İzniniz olursa bu konuda hem Milli Eğitim Bakanlığı yetkililerine hem de konuyla ilgilenenlere kendi görüşlerimi sunmak istiyorum. Akıllı telefonlar ve tabletler, bir insana bakarak kullanılmaz, bunlar kişisel etkileşimli cihazlardır ve cihaz ile kullanıcının doğrusal etkileşiminin arasına bir başka insanın girmesi üzerine tasarlanmamışlardır. Akıllı telefonu olanlar ya da tablet kullananlar bunu gayet iyi bilirler. Diğer bir deyişle eğer öğrenmeyi tablet üstünden yapacaksak, çerçeveyi çizeyim; birçok okuru şok edecek gerçeği söyleyeyim; tablet varsa çocukların okula gitmesine gerek yoktur. Çocuk oyun formunda hazırlanmış, bir mücadele ve merak içinde bırakacak içerikle istediği yerde öğrenebilir. Tabletle öğrencinin arasına ne öğretmen, ne anne-baba ne de başka biri, sürecin tabiatı itibariyle giremez. Girecekse bir video görüntüsü olarak ekranın içinden girer.

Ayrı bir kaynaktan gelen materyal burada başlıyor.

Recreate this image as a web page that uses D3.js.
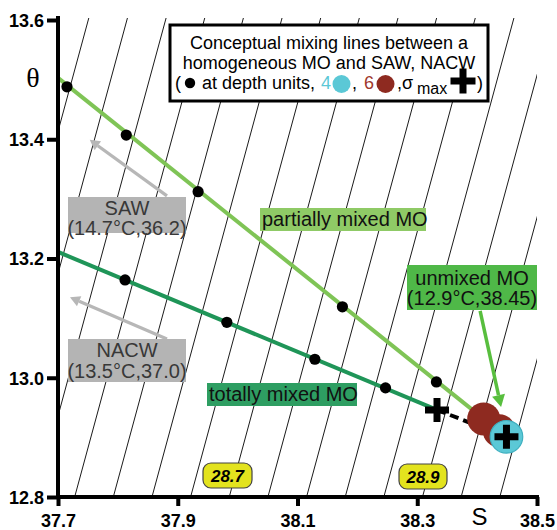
<!DOCTYPE html>
<html><head><meta charset="utf-8">
<script src="https://cdn.jsdelivr.net/npm/d3@7"></script>
<style>
body{margin:0;background:#fff}
svg{display:block;font-family:"Liberation Sans",Arial,sans-serif}
</style>
</head><body>
<svg id="c" width="557" height="530"></svg>
<script>
// ---------------- data ----------------
const xTicks = [37.7, 37.9, 38.1, 38.3, 38.5];
const yTicks = [12.8, 13.0, 13.2, 13.4, 13.6];

// isopycnal levels (sigma-theta) and linear equation-of-state parameters
const sigmaLevels = [28.42,28.46,28.50,28.54,28.58,28.62,28.66,28.70,28.74,28.78,28.82,28.86,28.90,28.94,28.98];
const sigmaRef = 28.70, sRef = 37.986, tRef = 12.8, betaS = 0.6197, alphaT = 0.1676;
const sigmaLabels = ["28.7", "28.9"];

// partially mixed MO line (SAW side -> depth unit 6)
const partialLineS = [37.700, 38.411];
const partialLineT = [13.503, 12.931];
const partialDotsS = [37.715, 37.814, 37.934, 38.175, 38.332];
const partialDotsT = [13.488, 13.407, 13.312, 13.119, 12.993];

// totally mixed MO line (NACW side -> sigma max)
const totalLineS = [37.700, 38.333];
const totalLineT = [13.211, 12.946];
const totalDotsS = [37.812, 37.982, 38.129, 38.247];
const totalDotsT = [13.164, 13.093, 13.031, 12.983];

// dashed link between the two sigma-max crosses
const sigmaMaxS = [38.333, 38.449];
const sigmaMaxT = [12.946, 12.901];

// depth units
const unit6S = [38.411, 38.437];
const unit6T = [12.931, 12.911];
const unit4S = [38.449];
const unit4T = [12.901];

// annotation arrows (from -> to) in S, theta
const sawArrowS = [37.882, 37.753], sawArrowT = [13.305, 13.399];
const nacwArrowS = [37.882, 37.720], nacwArrowT = [13.065, 13.135];
const moArrowS = [38.405, 38.440], moArrowT = [13.112, 12.951];

// ---------------- drawing ----------------
const svg = d3.select("#c");
const x = d3.scaleLinear().domain([37.7, 38.5]).range([58, 537]);
const y = d3.scaleLinear().domain([12.8, 13.6]).range([497, 20]);

svg.append("defs").append("clipPath").attr("id","plot")
  .append("rect").attr("x",58).attr("y",18).attr("width",479).attr("height",479);

// isopycnals
const sAt = (sig, t) => sRef + (sig - sigmaRef + alphaT*(t - tRef))/betaS;
const tLo = 12.75, tHi = 13.65;
svg.append("g").attr("clip-path","url(#plot)")
  .selectAll("line").data(sigmaLevels).join("line")
  .attr("x1", d => x(sAt(d, tLo))).attr("y1", y(tLo))
  .attr("x2", d => x(sAt(d, tHi))).attr("y2", y(tHi))
  .attr("stroke","#000").attr("stroke-width",0.9);

const line = d3.line().x(d => x(d[0])).y(d => y(d[1]));
const zip = (a,b) => a.map((v,i)=>[v,b[i]]);

// mixing lines
svg.append("path").attr("d", line(zip(partialLineS, partialLineT)))
  .attr("stroke","#7fc456").attr("stroke-width",4).attr("fill","none");
svg.append("path").attr("d", line(zip(totalLineS, totalLineT)))
  .attr("stroke","#1f9558").attr("stroke-width",4).attr("fill","none");
svg.append("path").attr("d", line(zip(sigmaMaxS, sigmaMaxT)))
  .attr("stroke","#000").attr("stroke-width",4).attr("stroke-dasharray","9,5").attr("fill","none");

// depth-unit dots
svg.append("g").selectAll("circle").data(zip(partialDotsS,partialDotsT).concat(zip(totalDotsS,totalDotsT)))
  .join("circle").attr("cx",d=>x(d[0])).attr("cy",d=>y(d[1])).attr("r",5.6).attr("fill","#000");

// unit 6 (brown) and unit 4 (cyan)
svg.append("g").selectAll("circle").data(zip(unit6S,unit6T).reverse()).join("circle")
  .attr("cx",d=>x(d[0])).attr("cy",d=>y(d[1])).attr("r",16.5).attr("fill","#8e2a20");
svg.append("g").selectAll("circle").data(zip(unit4S,unit4T)).join("circle")
  .attr("cx",d=>x(d[0])).attr("cy",d=>y(d[1])).attr("r",16.3).attr("fill","#5bc8d6")
  .attr("stroke","#3fb0c0").attr("stroke-width",1.2);

// crosses
function crossPath(cx, cy, L, w){
  const a=L/2, b=w/2;
  return `M${cx-b},${cy-a}H${cx+b}V${cy-b}H${cx+a}V${cy+b}H${cx+b}V${cy+a}H${cx-b}V${cy+b}H${cx-a}V${cy-b}H${cx-b}Z`;
}
svg.append("g").selectAll("path").data(zip(sigmaMaxS,sigmaMaxT)).join("path")
  .attr("d",d=>crossPath(x(d[0]),y(d[1]),24,7)).attr("fill","#000");

// arrows
function arrow(S, T, color, w, head){
  const x1=x(S[0]), y1=y(T[0]), x2=x(S[1]), y2=y(T[1]);
  const ang=Math.atan2(y2-y1,x2-x1);
  const bx=x2-head*Math.cos(ang), by=y2-head*Math.sin(ang);
  const g=svg.append("g");
  g.append("line").attr("x1",x1).attr("y1",y1).attr("x2",bx).attr("y2",by)
    .attr("stroke",color).attr("stroke-width",w);
  const hw=head*0.55;
  g.append("path").attr("d",`M${x2},${y2}L${bx-hw*Math.sin(ang)},${by+hw*Math.cos(ang)}L${bx+hw*Math.sin(ang)},${by-hw*Math.cos(ang)}Z`)
    .attr("fill",color);
}
arrow(sawArrowS, sawArrowT, "#b7b7b7", 3.2, 10);
arrow(nacwArrowS, nacwArrowT, "#b7b7b7", 3.2, 10);
arrow(moArrowS, moArrowT, "#58be3e", 3.5, 12);

// label boxes
function labelBox(x0,y0,w,h,fill,lines,color,size){
  const g=svg.append("g");
  g.append("rect").attr("x",x0).attr("y",y0).attr("width",w).attr("height",h).attr("fill",fill);
  lines.forEach(l=>{
    g.append("text").attr("x",l.x).attr("y",l.y).attr("text-anchor",l.anchor||"middle")
      .attr("font-size",size).attr("fill",color).text(l.t);
  });
}
labelBox(68,197,118,36,"#b4b4b4",[{t:"SAW",x:127,y:215},{t:"(14.7°C,36.2)",x:127,y:235}],"#383838",20);
labelBox(68,339,118,43,"#b4b4b4",[{t:"NACW",x:127,y:357},{t:"(13.5°C,37.0)",x:127,y:378}],"#383838",20);
labelBox(260,208,166,23,"#8fca66",[{t:"partially mixed MO",x:262,y:226,anchor:"start"}],"#111",20);
labelBox(207,383,150,23,"#2e9e62",[{t:"totally mixed MO",x:209,y:401,anchor:"start"}],"#111",20);
labelBox(407,265,130,45,"#4fb848",[{t:"unmixed MO",x:472,y:285},{t:"(12.9°C,38.45)",x:472,y:305}],"#111",20);

// isopycnal labels
[[sigmaLabels[0],203,463,49,25],[sigmaLabels[1],399,464,48,25]].forEach(d=>{
  svg.append("rect").attr("x",d[1]).attr("y",d[2]).attr("width",d[3]).attr("height",d[4])
    .attr("rx",8).attr("fill","#e3e31e").attr("stroke","#444").attr("stroke-width",1.2);
  svg.append("text").attr("x",d[1]+d[3]/2).attr("y",d[2]+19).attr("text-anchor","middle")
    .attr("font-size",17).attr("font-weight","bold").attr("font-style","italic").text(d[0]);
});

// legend
const lg=svg.append("g");
lg.append("rect").attr("x",170).attr("y",25).attr("width",318).attr("height",76)
  .attr("fill","#fff").attr("stroke","#000").attr("stroke-width",3);
lg.append("text").attr("x",329).attr("y",48.5).attr("text-anchor","middle").attr("font-size",18)
  .text("Conceptual mixing lines between a");
lg.append("text").attr("x",329).attr("y",68.5).attr("text-anchor","middle").attr("font-size",18)
  .text("homogeneous MO and SAW, NACW");
const ly=89;
lg.append("text").attr("x",175).attr("y",ly).attr("font-size",18).text("(");
lg.append("circle").attr("cx",190).attr("cy",ly-6).attr("r",5.2).attr("fill","#000");
lg.append("text").attr("x",202).attr("y",ly).attr("font-size",18).text("at depth units,");
lg.append("text").attr("x",321).attr("y",ly).attr("font-size",18).attr("fill","#5bc8d6").text("4");
lg.append("circle").attr("cx",341.5).attr("cy",ly-5).attr("r",9).attr("fill","#5bc8d6");
lg.append("text").attr("x",352).attr("y",ly).attr("font-size",18).text(",");
lg.append("text").attr("x",364).attr("y",ly).attr("font-size",18).attr("fill","#a0382c").text("6");
lg.append("circle").attr("cx",385.5).attr("cy",ly-5).attr("r",9).attr("fill","#8e2a20");
lg.append("text").attr("x",397).attr("y",ly).attr("font-size",18).text(",");
lg.append("text").attr("x",402).attr("y",ly).attr("font-size",18).text("σ");
lg.append("text").attr("x",417).attr("y",ly+5).attr("font-size",16).text("max");
lg.append("path").attr("d",crossPath(463,81,25,7)).attr("fill","#000");
lg.append("text").attr("x",477).attr("y",ly).attr("font-size",18).text(")");

// axes
const ax=svg.append("g");
ax.append("line").attr("x1",58).attr("x2",58).attr("y1",16).attr("y2",499).attr("stroke","#000").attr("stroke-width",4);
ax.append("line").attr("x1",56).attr("x2",539).attr("y1",497).attr("y2",497).attr("stroke","#000").attr("stroke-width",4);
const yAxis = svg.append("g").attr("transform","translate(58,0)")
  .call(d3.axisLeft(y).tickValues(yTicks).tickFormat(d3.format(".1f")).tickSize(11).tickPadding(4).tickSizeOuter(0));
const xAxis = svg.append("g").attr("transform","translate(0,497)")
  .call(d3.axisBottom(x).tickValues(xTicks).tickFormat(d3.format(".1f")).tickSize(9).tickPadding(4).tickSizeOuter(0));
[yAxis,xAxis].forEach(a=>{
  a.select(".domain").remove();
  a.selectAll(".tick line").attr("stroke","#000").attr("stroke-width",4);
  a.selectAll(".tick text").attr("font-family","Liberation Sans, Arial, sans-serif")
    .attr("font-size",18).attr("font-weight","bold").attr("fill","#000");
});
xAxis.selectAll(".tick text").attr("dy",null).attr("y",30);
yAxis.selectAll(".tick text").attr("x",-14).attr("dy","0.36em");

svg.append("text").attr("x",33).attr("y",87).attr("text-anchor","middle")
  .attr("font-family","Liberation Serif, Times New Roman, serif").attr("font-size",28).text("θ");
svg.append("text").attr("x",479.5).attr("y",525).attr("text-anchor","middle")
  .attr("font-size",24).text("S");
</script>
</body></html>
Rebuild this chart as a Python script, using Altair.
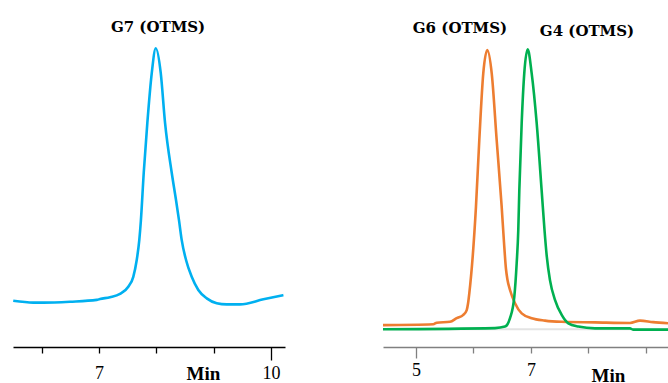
import altair as alt
import pandas as pd

# ---- data (time in min, signal in arbitrary units) ----
g7_t = [5.504, 5.853, 6.028, 6.494, 6.960, 7.017, 7.192, 7.366, 7.511, 7.598, 7.658, 7.703,
        7.730, 7.780, 7.843, 7.920, 7.990, 8.077, 8.152, 8.269, 8.343, 8.395, 8.442, 8.518,
        8.617, 8.732, 8.879, 9.053, 9.227, 9.459, 9.867, 10.216]
g7_s = [15.4, 14.8, 14.8, 15.1, 15.7, 16.0, 16.6, 17.7, 20.1, 23.4, 29.0, 35.7,
        42.0, 58.0, 74.7, 91.3, 99.6, 91.3, 74.7, 58.0, 49.0, 42.3, 35.7, 29.0,
        23.4, 19.0, 16.2, 14.6, 14.2, 14.2, 15.9, 17.3]

g6_t = [4.403, 5.301, 5.360, 5.591, 5.708, 5.823, 5.882, 5.905, 5.927, 5.986, 6.043, 6.101,
        6.170, 6.240, 6.317, 6.403, 6.490, 6.530, 6.565, 6.590, 6.635, 6.722, 6.838, 7.012,
        7.243, 7.534, 8.113, 8.722, 8.896, 9.122, 9.383]
g6_s = [7.3, 7.6, 8.1, 8.4, 9.6, 10.7, 12.3, 14.5, 17.9, 30.1, 46.8, 69.0,
        91.2, 99.0, 91.2, 69.0, 46.8, 35.0, 26.0, 22.5, 19.0, 14.6, 11.2, 9.6,
        8.8, 8.4, 8.2, 8.0, 8.8, 8.3, 7.9]

g4_t = [4.403, 6.374, 6.548, 6.635, 6.710, 6.751, 6.779, 6.797, 6.838, 6.883, 6.943, 7.012,
        7.099, 7.185, 7.235, 7.275, 7.330, 7.417, 7.534, 7.649, 7.823, 8.113, 8.722, 8.774,
        9.383]
g4_s = [5.9, 6.3, 6.8, 9.6, 16.8, 27.9, 39.0, 52.3, 74.6, 91.2, 99.2, 91.2,
        74.6, 52.3, 39.0, 30.1, 22.3, 15.7, 10.7, 7.9, 6.8, 6.2, 6.2, 5.8,
        5.8]

base_t = [4.403, 9.383]
base_s = [5.9, 5.9]

left_labels = ["G7 (OTMS)"]
left_label_t = [8.03]
left_label_s = [106.7]

right_labels = ["G6 (OTMS)", "G4 (OTMS)"]
right_label_t = [5.765, 7.974]
right_label_s = [106.3, 105.3]

left_domain = [5.50, 10.244]
right_domain = [4.426, 9.383]
y_domain = [0, 115.67]
left_ticks = [6, 7, 8, 9, 10]
right_ticks = [5, 6, 7, 8, 9]

# ---- tables ----
df_g7 = pd.DataFrame({"t": g7_t, "s": g7_s})
df_g6 = pd.DataFrame({"t": g6_t, "s": g6_s})
df_g4 = pd.DataFrame({"t": g4_t, "s": g4_s})
df_base = pd.DataFrame({"t": base_t, "s": base_s})
df_ll = pd.DataFrame({"t": left_label_t, "s": left_label_s, "txt": left_labels})
df_rl = pd.DataFrame({"t": right_label_t, "s": right_label_s, "txt": right_labels})

yenc = alt.Y("s:Q", scale=alt.Scale(domain=y_domain, nice=False, zero=False), axis=None)


def xenc(domain, ticks, shown, long_tick, long_size, color, title_x, title_y, label_pad):
    expr = " || ".join(f"datum.value == {v}" for v in shown)
    return alt.X(
        "t:Q",
        scale=alt.Scale(domain=domain, nice=False, zero=False),
        axis=alt.Axis(
            values=ticks,
            format="d",
            labelExpr=f"({expr}) ? datum.label : ''",
            title="Min",
            titleFont="Liberation Serif",
            titleFontSize=19,
            titleFontWeight="bold",
            titleColor="black",
            titleX=title_x,
            titleY=title_y,
            titleBaseline="alphabetic",
            titleAlign="center",
            labelFont="Liberation Serif",
            labelFontSize=18,
            labelColor="black",
            labelBaseline="alphabetic",
            labelPadding={"condition": {"test": f"datum.value == {long_tick}",
                                        "value": label_pad - (long_size - 6)},
                          "value": label_pad},
            domainColor=color,
            domainWidth=1.5,
            tickColor=color,
            tickWidth=1.3,
            tickSize={"condition": {"test": f"datum.value == {long_tick}", "value": long_size},
                      "value": 6},
            grid=False,
        ),
    )


title_style = dict(font="DejaVu Serif", fontSize=15, fontWeight="bold", color="black",
                   align="center", baseline="middle")

x_left = xenc(left_domain, left_ticks, [7, 10], 10, 13, "black", 190, 32, 25)
left = alt.layer(
    alt.Chart(df_g7).mark_line(color="#00B0F0", strokeWidth=2.6, interpolate="monotone", clip=True)
    .encode(x=x_left, y=yenc),
    alt.Chart(df_ll).mark_text(**title_style).encode(x=alt.X("t:Q"), y=alt.Y("s:Q"), text="txt:N"),
).properties(width=272, height=347)

x_right = xenc(right_domain, right_ticks, [5, 7], 5, 11, "#808080", 225, 34, 22)
right = alt.layer(
    alt.Chart(df_base).mark_line(color="#e3e3e3", strokeWidth=2, clip=True).encode(x=x_right, y=yenc),
    alt.Chart(df_g6).mark_line(color="#ED7D31", strokeWidth=2.6, interpolate="monotone", clip=True)
    .encode(x=alt.X("t:Q"), y=alt.Y("s:Q")),
    alt.Chart(df_g4).mark_line(color="#00B050", strokeWidth=2.6, interpolate="monotone", clip=True)
    .encode(x=alt.X("t:Q"), y=alt.Y("s:Q")),
    alt.Chart(df_rl).mark_text(**title_style).encode(x=alt.X("t:Q"), y=alt.Y("s:Q"), text="txt:N"),
).properties(width=285, height=347)

chart = alt.hconcat(left, right, spacing=98).properties(
    padding={"left": 13, "top": 0, "right": 0, "bottom": 0},
    background="white",
).configure_view(stroke=None)

chart.save("out.html", embed_options={"renderer": "svg", "actions": False})
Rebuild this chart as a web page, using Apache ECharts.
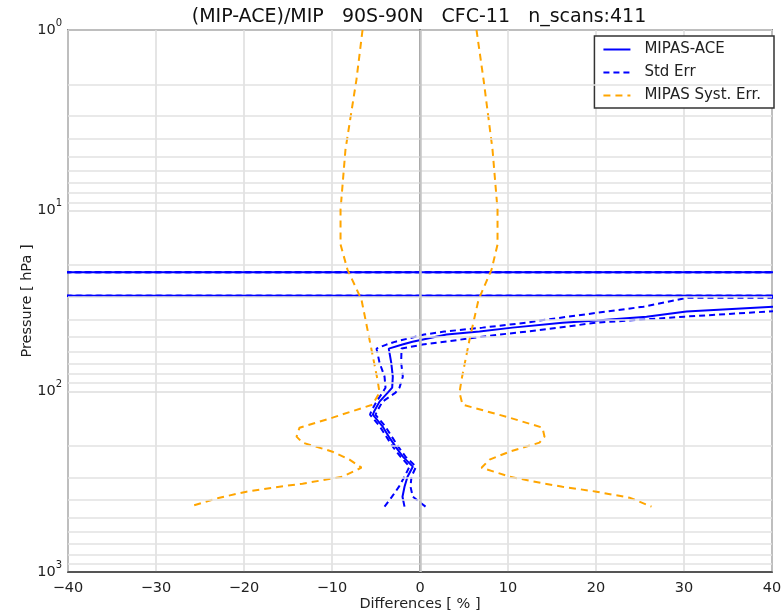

Çağımızın eğitimle ilgili temel sorunu, tüm dünyada geleneksel eğitimin çocukları pasif alıcı konumunda tutması sonucu, çocukların sıkıntıdan bayılmasıdır. Öğretmenler için çocukları derse bağlayacak interaktif ders içeriği hazırlamak büyük gayret ister; maalesef birçok öğretmenin böyle bir enerjisi ve yaratıcılığı da çeşitli nedenlerden devreye girememektedir.
Vaktiyle eğitimde devrim yapalım, çocuklara sırt çantalarında kitap vermek yerine tablet verelim derken, interaktif öğrenme içeriklerinden önce kitapların içine konacağı Kindle tarzı aletleri düşünmüş ve önermiştim. Proje ışık hızıyla ilerlediği için ilk adım atlanarak interaktif teknolojilere geçildi. Bugün mevcut eğitim sistemine entegre olabilecek tablet içerik programları, bir kitabı okumak, altını çizmek ve test olmak gibi öğrenciye hala sınıfta öğretmenle bütünleşik tutacak düzeyde sınırlı bir yazılım altyapısı bildiğim kadarıyla Elma Bilgisayar isimli bir kuruluş tarafından gayet güzel hazırlandı; ama Milli Eğitim Bakanlığı geçiş için böyle bir altyapı kullanmak yerine farkında olmadan sınıfta öğretmeni lüzumsuzlaştıracak bir sistemi kullanıyor. Peki ne yapmak gerek? Öğrenci evde ya da okulda interaktif içerikle öğretmenle değil, kendi başına çalışacak. Sınıfa geldiğinde öğretmenle herkesin aynı noktaya baktığı bir teknolojiyle etkileşime girecek.
Geleneksel sistemini at arabasına benzetirsek, tabletli eğitim uçaktır. At arabasına biner gibi uçak kullanılmaz; uçağın sistemi ve bağlamı, varsayımları farklıdır. Unutmayalım projeye ismini veren Fatih İstanbulu eski düşüncelerle değil, gemileri karadan yürüterek, çağın en ileri teknolojisi topları kullanarak aldı.